= Piston (optics) =

In optics, piston is the mean value of a wavefront or phase profile across the pupil of an optical system. The piston coefficient is typically expressed in wavelengths of light at a particular wavelength. Its main use is in curve-fitting wavefronts with Cartesian polynomials or Zernike polynomials.

However, similar to a real engine piston moving up and down in its cylinder, optical piston values can be changed to bias the wavefront phase mean value as desired. As phase values can only vary from zero to 2π, then repeat in either direction (termed phase wrapping), changing the piston coefficient changes the zero phase value contour locations across the wavefront.
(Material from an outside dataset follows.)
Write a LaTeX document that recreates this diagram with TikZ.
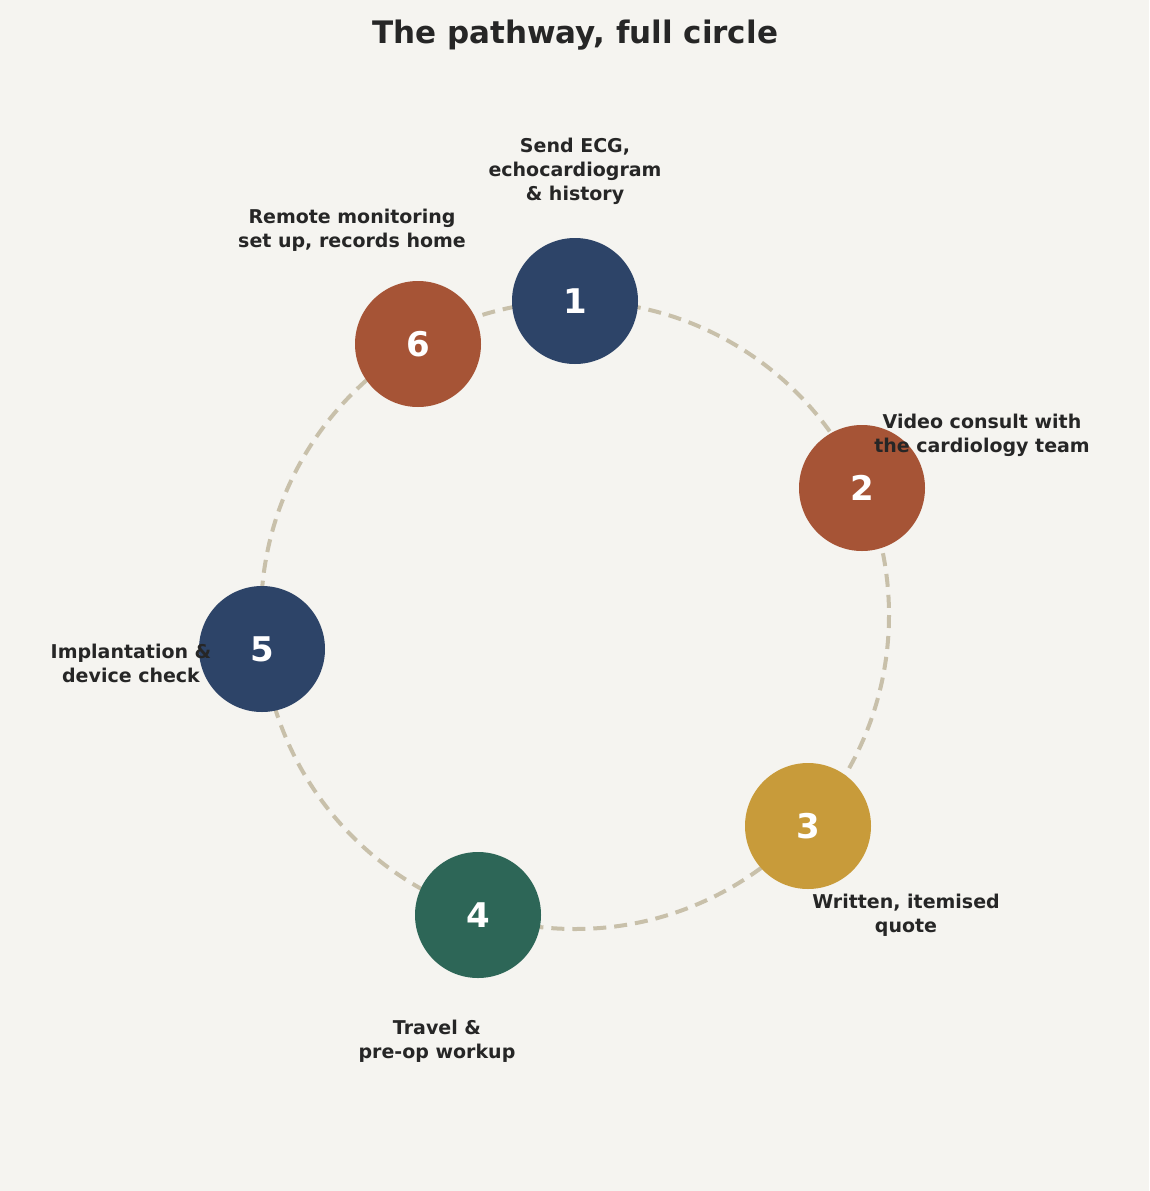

This property is critical to the operation of phase-measuring interferometers, which give not only the magnitude but also the sign (convexity or concavity) of a wavefront under test. Piston is physically created in the interferometer by piezoelectric actuators that translate the Fizeau interferometer reference surface along the optical axis by precise fractions of the test wavelength, usually by one quarter of a wavelength. This changes the interferometric fringe patterns and allows direct calculation of the exact wavefront error.

Piston and tilt are not actually true optical aberrations, as they do not represent or model curvature in the wavefront. Defocus is the lowest order true optical aberration. If piston and tilt are subtracted from an otherwise perfect wavefront, a perfect, aberration-free image is formed.